Electricity in the form of direct current is produced by the panels, which is not directly usable energy for a building. Most buildings require alternating current at a higher voltage. To make usable building power, the solar panel's direct current is fed into an inverter that transforms it into alternating current at a higher voltage.
This alternating current power is then sent to the building's main transformers where it can be used by the building for its energy needs.
"This new array along with the pre-existing array is doubling the amount of energy that is being produced for the lab. Together they are providing nearly 30 percent of the lab's annual energy needs and saving the National Guard and taxpayers' approximately $118,000 annually," said Jose Diaz, project manager, U.S. Army Corps of Engineers, New York District.
This project is also tied to the public power grid so that excess energy can be shared with the public.
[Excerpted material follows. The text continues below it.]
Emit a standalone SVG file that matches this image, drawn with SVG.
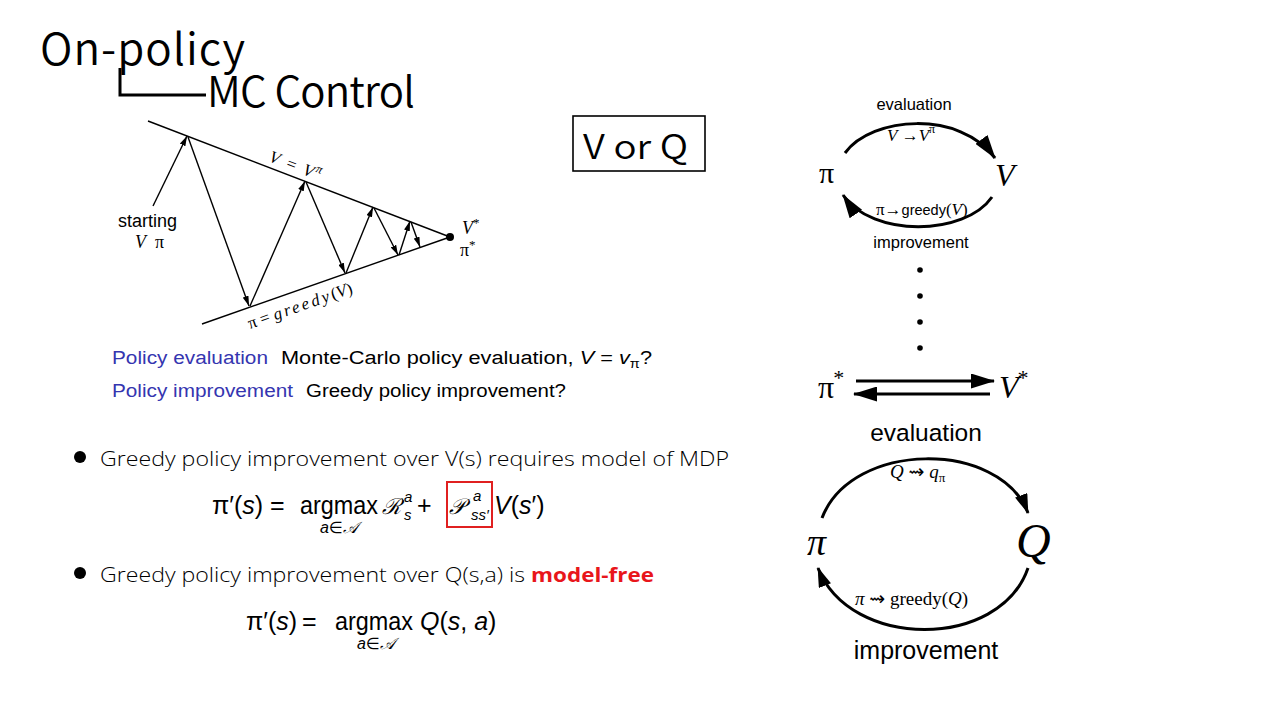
<svg xmlns="http://www.w3.org/2000/svg" width="1280" height="720" viewBox="0 0 1280 720">
  <style>
    .title { font-family: "Noto Sans CJK SC", "Noto Sans", sans-serif; font-weight: 350; fill: #000; }
    .body { font-family: "Open Sans", "Noto Sans", sans-serif; font-weight: 300; fill: #000; font-size: 20px; }
    .cm { font-family: "Liberation Sans", "DejaVu Sans", sans-serif; fill: #000; }
    .blue { fill: #3535B0; }
    .ser { font-family: "Liberation Serif", "DejaVu Serif", serif; fill: #000; }
    .it { font-style: italic; }
    .hel { font-family: "Liberation Sans", Arial, sans-serif; fill: #000; }
    .thin { stroke: #000; stroke-width: 1.4; fill: none; }
    .thick { stroke: #000; stroke-width: 3; fill: none; }
  </style>
  <defs>
    <marker id="ah-sm" viewBox="0 0 10 6" refX="10" refY="3" markerWidth="10" markerHeight="6" markerUnits="userSpaceOnUse" orient="auto">
      <path d="M0,0 L10,3 L0,6 z" fill="#000"/>
    </marker>
    <marker id="ah-lg" viewBox="0 0 24 15" refX="23" refY="7.5" markerWidth="24" markerHeight="15" markerUnits="userSpaceOnUse" orient="auto">
      <path d="M0,0 L24,7.5 L0,15 z" fill="#000"/>
    </marker>
    <marker id="ah-md" viewBox="0 0 20 13" refX="19" refY="6.5" markerWidth="20" markerHeight="13" markerUnits="userSpaceOnUse" orient="auto">
      <path d="M0,0 L20,6.5 L0,13 z" fill="#000"/>
    </marker>
  </defs>

  <rect width="1280" height="720" fill="#fff"/>

  <!-- heading -->
  <g id="heading">
    <text class="title" x="40" y="65" font-size="44" textLength="205" lengthAdjust="spacing">On-policy</text>
    <path d="M120,68 V95 H206" stroke="#000" stroke-width="3" fill="none"/>
    <text class="title" x="207" y="107" font-size="42" textLength="208" lengthAdjust="spacing">MC Control</text>
  </g>

  <!-- convergence triangle -->
  <g id="triangle">
    <line class="thin" x1="148" y1="121" x2="450" y2="237"/>
    <line class="thin" x1="202" y1="324" x2="450" y2="237"/>
    <circle cx="450" cy="237" r="4" fill="#000"/>
    <g class="thin" marker-end="url(#ah-sm)">
      <line x1="153" y1="206" x2="187" y2="136"/>
      <line x1="188" y1="137" x2="249" y2="306"/>
      <line x1="250" y1="306" x2="305" y2="181"/>
      <line x1="306" y1="182" x2="345" y2="273"/>
      <line x1="346" y1="273" x2="373" y2="207"/>
      <line x1="374" y1="208" x2="398" y2="255"/>
      <line x1="399" y1="255" x2="410" y2="221"/>
      <line x1="411" y1="222" x2="420" y2="247"/>
    </g>
    <text class="ser it" x="268" y="161" font-size="17" transform="rotate(21 268 161)" letter-spacing="1.5">V = V<tspan font-size="12" dy="-7">π</tspan></text>
    <text class="ser" x="250" y="329" font-size="17" transform="rotate(-19.3 250 329)">π = <tspan class="it" letter-spacing="2.6">greedy</tspan>(<tspan class="it">V</tspan>)</text>
    <text class="hel" x="118" y="227" font-size="18">starting</text>
    <text class="ser it" x="135" y="248" font-size="18">V</text>
    <text class="ser" x="155" y="248" font-size="18">π</text>
    <text class="ser it" x="462" y="234" font-size="18">V<tspan font-size="13" dy="-7" font-style="normal">*</tspan></text>
    <text class="ser" x="460" y="256" font-size="18">π<tspan font-size="13" dy="-7">*</tspan></text>
  </g>

  <!-- policy evaluation / improvement lines -->
  <g id="policy-steps" font-size="18">
    <text class="cm blue" x="112" y="364" textLength="156" lengthAdjust="spacingAndGlyphs">Policy evaluation</text>
    <text class="cm" x="281" y="364" textLength="371" lengthAdjust="spacingAndGlyphs">Monte-Carlo policy evaluation, <tspan class="it">V</tspan> = <tspan class="it">v</tspan><tspan font-size="12" dy="4">π</tspan><tspan dy="-4">?</tspan></text>
    <text class="cm blue" x="112" y="397" textLength="181" lengthAdjust="spacingAndGlyphs">Policy improvement</text>
    <text class="cm" x="306" y="397" textLength="260" lengthAdjust="spacingAndGlyphs">Greedy policy improvement?</text>
  </g>

  <!-- V or Q box -->
  <g id="v-or-q">
    <rect x="573" y="116" width="132" height="55" fill="#fff" stroke="#000" stroke-width="1.6"/>
    <text class="title" x="583" y="159" font-size="34" textLength="105" lengthAdjust="spacingAndGlyphs">V or Q</text>
  </g>

  <!-- bullet 1 with formula -->
  <g id="bullet-v">
    <circle cx="80" cy="457" r="6" fill="#000"/>
    <text class="body" x="100" y="466" textLength="629" lengthAdjust="spacingAndGlyphs">Greedy policy improvement over V(s) requires model of MDP</text>
    <g class="cm" font-size="25">
      <text x="212" y="514">π′(<tspan class="it">s</tspan>)</text>
      <text x="270" y="514">=</text>
      <text x="300" y="514" textLength="78" lengthAdjust="spacingAndGlyphs">argmax</text>
      <text x="320" y="533" font-size="16"><tspan class="it">a</tspan>∈<tspan class="ser it">𝒜</tspan></text>
      <text class="ser it" x="382" y="514" font-size="22">ℛ</text>
      <text class="it" x="404" y="502" font-size="15">a</text>
      <text class="it" x="404" y="520" font-size="15">s</text>
      <text x="417" y="514">+</text>
      <text class="ser it" x="449" y="514" font-size="22">𝒫</text>
      <text class="it" x="473" y="501" font-size="15">a</text>
      <text class="it" x="471" y="520" font-size="15">ss′</text>
      <text x="494" y="514"><tspan class="it">V</tspan>(<tspan class="it">s</tspan>′)</text>
    </g>
    <rect x="447" y="482" width="45" height="45" fill="none" stroke="#E02020" stroke-width="2"/>
  </g>

  <!-- bullet 2 with formula -->
  <g id="bullet-q">
    <circle cx="80" cy="573" r="6" fill="#000"/>
    <text class="body" x="100" y="582" textLength="425" lengthAdjust="spacingAndGlyphs">Greedy policy improvement over Q(s,a) is</text>
    <text class="body" x="531" y="582" style="fill:#E8161B;font-weight:700" textLength="123" lengthAdjust="spacingAndGlyphs">model-free</text>
    <g class="cm" font-size="25">
      <text x="246" y="630">π′(<tspan class="it">s</tspan>)</text>
      <text x="302" y="630">=</text>
      <text x="335" y="630" textLength="78" lengthAdjust="spacingAndGlyphs">argmax</text>
      <text x="357" y="649" font-size="16"><tspan class="it">a</tspan>∈<tspan class="ser it">𝒜</tspan></text>
      <text x="420" y="630"><tspan class="it">Q</tspan>(<tspan class="it">s</tspan>, <tspan class="it">a</tspan>)</text>
    </g>
  </g>

  <!-- V cycle -->
  <g id="v-cycle">
    <text class="hel" x="914" y="110" font-size="16.5" text-anchor="middle">evaluation</text>
    <text class="ser" x="819" y="183" font-size="30">π</text>
    <text class="ser it" x="995" y="186" font-size="32">V</text>
    <text class="ser" x="887" y="141" font-size="17"><tspan class="it">V</tspan> →<tspan class="it">V</tspan><tspan font-size="12" dy="-8">π</tspan></text>
    <text class="ser" x="876" y="215" font-size="17">π→<tspan class="hel" font-size="14.5">greedy</tspan>(<tspan class="it">V</tspan>)</text>
    <text class="hel" x="921" y="248" font-size="16.5" text-anchor="middle">improvement</text>
  </g>

  <!-- convergence dots -->
  <g id="dots" fill="#000">
    <circle cx="920" cy="270" r="2.8"/>
    <circle cx="920" cy="296" r="2.8"/>
    <circle cx="920" cy="322" r="2.8"/>
    <circle cx="920" cy="348" r="2.8"/>
  </g>

  <!-- optimal pair -->
  <g id="optimal">
    <text class="ser" x="818" y="398" font-size="32">π<tspan font-size="22" dy="-13" dx="-1">*</tspan></text>
    <text class="ser it" x="999" y="398" font-size="32">V<tspan font-size="22" dy="-13" dx="-1" font-style="normal">*</tspan></text>
  </g>

  <!-- Q cycle -->
  <g id="q-cycle">
    <text class="hel" x="926" y="441" font-size="24.5" text-anchor="middle">evaluation</text>
    <text class="ser it" x="807" y="555" font-size="38">π</text>
    <text class="ser it" x="1016" y="557" font-size="48">Q</text>
    <text class="ser" x="890" y="478" font-size="19"><tspan class="it">Q</tspan> <tspan font-family="DejaVu Sans" font-size="19">⇝</tspan> <tspan class="it">q</tspan><tspan font-size="13" dy="4">π</tspan></text>
    <text class="ser" x="855" y="605" font-size="19"><tspan class="it">π</tspan> <tspan font-family="DejaVu Sans" font-size="19">⇝</tspan> greedy(<tspan class="it">Q</tspan>)</text>
    <text class="hel" x="926" y="659" font-size="25" text-anchor="middle">improvement</text>
  </g>

  <!-- connectors -->
  <g id="connectors">
    <path class="thick" d="M845,153 C872,116 960,110 995,158" marker-end="url(#ah-lg)"/>
    <path class="thick" d="M992,197 C965,236 872,238 843,195" marker-end="url(#ah-lg)"/>
    <line class="thick" x1="856" y1="381" x2="994" y2="381" marker-end="url(#ah-lg)"/>
    <line class="thick" x1="990" y1="394" x2="854" y2="394" marker-end="url(#ah-lg)"/>
    <path class="thick" d="M822,518 C852,440 1000,440 1028,513" marker-end="url(#ah-md)"/>
    <path class="thick" d="M1028,568 C1000,650 850,650 818,568" marker-end="url(#ah-md)"/>
  </g>
</svg>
In addition, the project is under the State of New Jersey's Solar Renewable Energy Certificate Program. Under this program, solar system owners that generate over 1,000 kilowatts of electricity per year that's connected to the public power grid, receive certificates.
These certificates are then publicly sold and traded to New Jersey businesses and individuals, enabling them to receive solar power benefits without building a solar power system themselves. The revenue is returned to the solar system owners.
The New Jersey National Guard expects to generate anywhere from $100,000-140,000 annually in extra income from this facility and like they've done in the past, will reinvest this money to fund other energy reducing projects at other New Jersey Army National Guard locations.
Diaz said, "I enjoyed working on this project because it makes me feel a sense of pride knowing that these projects will reduce our dependency on foreign oil and will help our country to achieve energy independence, as well as the benefits to our environment."
He continued, "It's also great that the Department of Defense is embracing the use of renewable energy and leading the way in the use of these technologies. This was evident at a U.S. Army/US Air Force Energy Forum I recently attended where the motto was 'Power the Force. Fuel the Fight.' "
SIDE BAR: This coming fall, the U.S. Army Corps of Engineers, New York District will be completing another solar power project for the New Jersey Army National Guard in Lawrenceville, New Jersey. They're constructing a rooftop mounted project on top of the New Jersey Homeland Security Center of Excellence, Headquarters of the New Jersey Department of Military and Veterans Affairs. This will complete their 7th solar power system and generate a combined 1.7 Megawatts of power with an annual cost savings of $325,000.